## Begin INFORMATION PROVIDED

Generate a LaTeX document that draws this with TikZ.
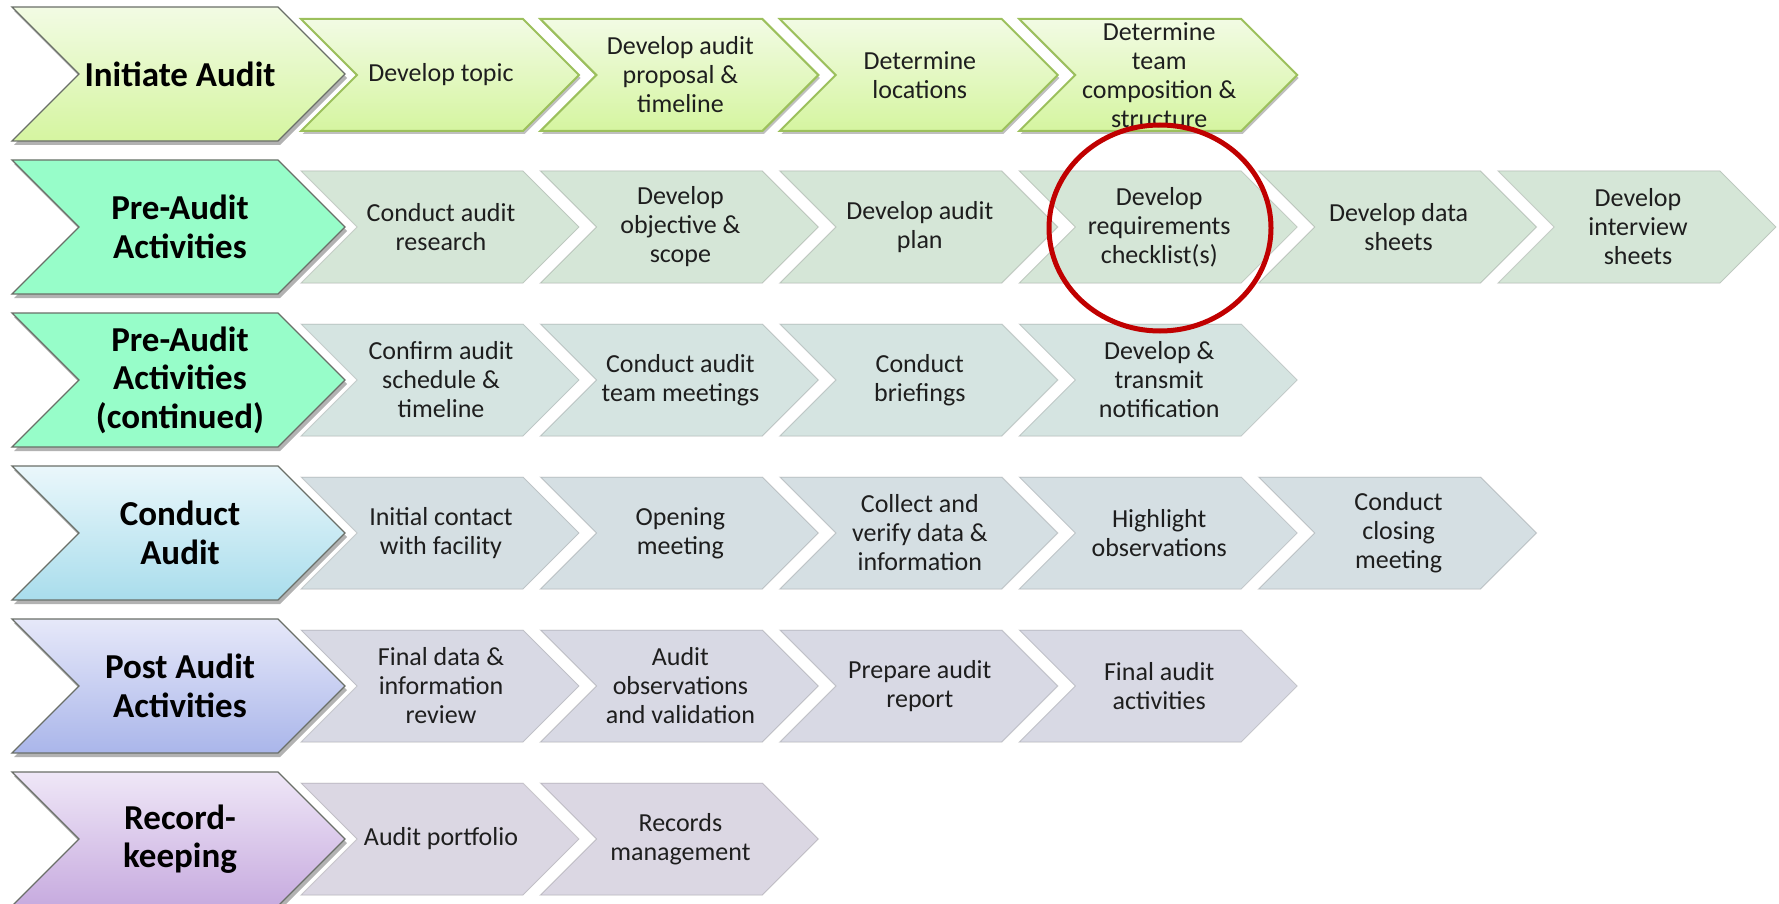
\documentclass[tikz,border=0pt]{standalone}
\usepackage{fontspec}
\setmainfont{Carlito}
\usetikzlibrary{shadows,shapes.geometric}
\definecolor{gA}{HTML}{F2FBE4}
\definecolor{gB}{HTML}{D5F5A0}
\definecolor{gEdge}{HTML}{9CC05C}
\definecolor{mint}{HTML}{97FDC9}
\definecolor{bA}{HTML}{EAF7FB}
\definecolor{bB}{HTML}{A9DDEC}
\definecolor{pA}{HTML}{E6E8F9}
\definecolor{pB}{HTML}{AAB6EA}
\definecolor{vA}{HTML}{EFE7F7}
\definecolor{vB}{HTML}{C7ABDF}
\definecolor{s2}{HTML}{D5E6D7}
\definecolor{s3}{HTML}{D5E4E1}
\definecolor{s4}{HTML}{D5DFE3}
\definecolor{s5}{HTML}{D8D9E4}
\definecolor{s6}{HTML}{DBD7E3}
\definecolor{hdrEdge}{HTML}{6A6F68}
\definecolor{txt}{HTML}{1E1E1E}
\definecolor{ringred}{HTML}{C00000}
\newcommand\chevpath[5]{\path[#1] (#2,#3-#5) -- ++(#4-#5,0) -- ++(#5,#5) -- ++(-#5,#5) -- ++(#5-#4,0) -- ++(#5,-#5) -- cycle;}
\newcommand\hdrrow[4]{% #1 y, #2 style, #3 name, #4 text
  \chevpath{hdr,#2}{12}{#1}{333}{67}
  \node[hdrtext] (#3) at (180,#1) {#4};}
\newcommand\steprow[4]{% #1 y, #2 style, #3 row id, #4 list
  \foreach \t [count=\i from 1] in {#4} {
    \pgfmathsetmacro\xl{301+239.4*(\i-1)}
    \chevpath{#2}{\xl}{#1}{278}{56}
    \node[steptext] (s#3-\i) at (\xl+140,#1) {\t};
  }}
\tikzset{
  hdr/.style={draw=hdrEdge, line width=1.3pt, line join=miter,
    drop shadow={shadow xshift=2pt, shadow yshift=-4pt, opacity=0.3, fill=black}},
  hdrtext/.style={font=\fontsize{35}{38.6}\selectfont\bfseries, text=black, align=center, inner sep=0pt},
  steptext/.style={font=\fontsize{26}{29}\selectfont, text=txt, align=center, inner sep=0pt},
  greenstep/.style={top color=gA, bottom color=gB, draw=gEdge, line width=2pt,
    drop shadow={shadow xshift=1.5pt, shadow yshift=-3pt, opacity=0.25, fill=black}},
  flatstep/.style={fill=#1, draw=black, draw opacity=0.15, line width=1pt},
  ring/.style={ellipse, draw=ringred, line width=5pt, inner sep=0pt}
}
\begin{document}
\begin{tikzpicture}[x=1pt,y=-1pt]
\useasboundingbox (0,0) rectangle (1779,904);
% row 1
\hdrrow{74}{top color=gA, bottom color=gB}{h1}{Initiate Audit}
\steprow{75}{greenstep}{1}{{Develop topic},{Develop audit\\proposal \&\\timeline},{Determine\\locations},{Determine\\team\\composition \&\\structure}}
% row 2
\hdrrow{227}{fill=mint}{h2}{Pre-Audit\\Activities}
\steprow{227}{flatstep=s2}{2}{{Conduct audit\\research},{Develop\\objective \&\\scope},{Develop audit\\plan},{Develop\\requirements\\checklist(s)},{Develop data\\sheets},{Develop\\interview\\sheets}}
% row 3
\hdrrow{380}{fill=mint}{h3}{Pre-Audit\\Activities\\(continued)}
\steprow{380}{flatstep=s3}{3}{{Confirm audit\\schedule \&\\timeline},{Conduct audit\\team meetings},{Conduct\\briefings},{Develop \&\\transmit\\notification}}
% row 4
\hdrrow{533}{top color=bA, bottom color=bB}{h4}{Conduct\\Audit}
\steprow{533}{flatstep=s4}{4}{{Initial contact\\with facility},{Opening\\meeting},{Collect and\\verify data \&\\information},{Highlight\\observations},{Conduct\\closing\\meeting}}
% row 5
\hdrrow{686}{top color=pA, bottom color=pB}{h5}{Post Audit\\Activities}
\steprow{686}{flatstep=s5}{5}{{Final data \&\\information\\review},{Audit\\observations\\and validation},{Prepare audit\\report},{Final audit\\activities}}
% row 6
\hdrrow{839}{top color=vA, bottom color=vB}{h6}{Record-\\keeping}
\steprow{839}{flatstep=s6}{6}{{Audit portfolio},{Records\\management}}
% highlight ring
\node[ring, minimum width=222pt, minimum height=206pt] (ring) at (1160,228) {};
\end{tikzpicture}
\end{document}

## End INFORMATION PROVIDED

◆ PROMPT: Retype the listing exactly. Pictures do not belong in the copy.

◆ EXERCISE RESULT:
Generate a LaTeX document that draws this with TikZ.
\documentclass[tikz,border=0pt]{standalone}
\usepackage{fontspec}
\setmainfont{Carlito}
\usetikzlibrary{shadows,shapes.geometric}
\definecolor{gA}{HTML}{F2FBE4}
\definecolor{gB}{HTML}{D5F5A0}
\definecolor{gEdge}{HTML}{9CC05C}
\definecolor{mint}{HTML}{97FDC9}
\definecolor{bA}{HTML}{EAF7FB}
\definecolor{bB}{HTML}{A9DDEC}
\definecolor{pA}{HTML}{E6E8F9}
\definecolor{pB}{HTML}{AAB6EA}
\definecolor{vA}{HTML}{EFE7F7}
\definecolor{vB}{HTML}{C7ABDF}
\definecolor{s2}{HTML}{D5E6D7}
\definecolor{s3}{HTML}{D5E4E1}
\definecolor{s4}{HTML}{D5DFE3}
\definecolor{s5}{HTML}{D8D9E4}
\definecolor{s6}{HTML}{DBD7E3}
\definecolor{hdrEdge}{HTML}{6A6F68}
\definecolor{txt}{HTML}{1E1E1E}
\definecolor{ringred}{HTML}{C00000}
\newcommand\chevpath[5]{\path[#1] (#2,#3-#5) -- ++(#4-#5,0) -- ++(#5,#5) -- ++(-#5,#5) -- ++(#5-#4,0) -- ++(#5,-#5) -- cycle;}
\newcommand\hdrrow[4]{% #1 y, #2 style, #3 name, #4 text
  \chevpath{hdr,#2}{12}{#1}{333}{67}
  \node[hdrtext] (#3) at (180,#1) {#4};}
\newcommand\steprow[4]{% #1 y, #2 style, #3 row id, #4 list
  \foreach \t [count=\i from 1] in {#4} {
    \pgfmathsetmacro\xl{301+239.4*(\i-1)}
    \chevpath{#2}{\xl}{#1}{278}{56}
    \node[steptext] (s#3-\i) at (\xl+140,#1) {\t};
  }}
\tikzset{
  hdr/.style={draw=hdrEdge, line width=1.3pt, line join=miter,
    drop shadow={shadow xshift=2pt, shadow yshift=-4pt, opacity=0.3, fill=black}},
  hdrtext/.style={font=\fontsize{35}{38.6}\selectfont\bfseries, text=black, align=center, inner sep=0pt},
  steptext/.style={font=\fontsize{26}{29}\selectfont, text=txt, align=center, inner sep=0pt},
  greenstep/.style={top color=gA, bottom color=gB, draw=gEdge, line width=2pt,
    drop shadow={shadow xshift=1.5pt, shadow yshift=-3pt, opacity=0.25, fill=black}},
  flatstep/.style={fill=#1, draw=black, draw opacity=0.15, line width=1pt},
  ring/.style={ellipse, draw=ringred, line width=5pt, inner sep=0pt}
}
\begin{document}
\begin{tikzpicture}[x=1pt,y=-1pt]
\useasboundingbox (0,0) rectangle (1779,904);
% row 1
\hdrrow{74}{top color=gA, bottom color=gB}{h1}{Initiate Audit}
\steprow{75}{greenstep}{1}{{Develop topic},{Develop audit\\proposal \&\\timeline},{Determine\\locations},{Determine\\team\\composition \&\\structure}}
% row 2
\hdrrow{227}{fill=mint}{h2}{Pre-Audit\\Activities}
\steprow{227}{flatstep=s2}{2}{{Conduct audit\\research},{Develop\\objective \&\\scope},{Develop audit\\plan},{Develop\\requirements\\checklist(s)},{Develop data\\sheets},{Develop\\interview\\sheets}}
% row 3
\hdrrow{380}{fill=mint}{h3}{Pre-Audit\\Activities\\(continued)}
\steprow{380}{flatstep=s3}{3}{{Confirm audit\\schedule \&\\timeline},{Conduct audit\\team meetings},{Conduct\\briefings},{Develop \&\\transmit\\notification}}
% row 4
\hdrrow{533}{top color=bA, bottom color=bB}{h4}{Conduct\\Audit}
\steprow{533}{flatstep=s4}{4}{{Initial contact\\with facility},{Opening\\meeting},{Collect and\\verify data \&\\information},{Highlight\\observations},{Conduct\\closing\\meeting}}
% row 5
\hdrrow{686}{top color=pA, bottom color=pB}{h5}{Post Audit\\Activities}
\steprow{686}{flatstep=s5}{5}{{Final data \&\\information\\review},{Audit\\observations\\and validation},{Prepare audit\\report},{Final audit\\activities}}
% row 6
\hdrrow{839}{top color=vA, bottom color=vB}{h6}{Record-\\keeping}
\steprow{839}{flatstep=s6}{6}{{Audit portfolio},{Records\\management}}
% highlight ring
\node[ring, minimum width=222pt, minimum height=206pt] (ring) at (1160,228) {};
\end{tikzpicture}
\end{document}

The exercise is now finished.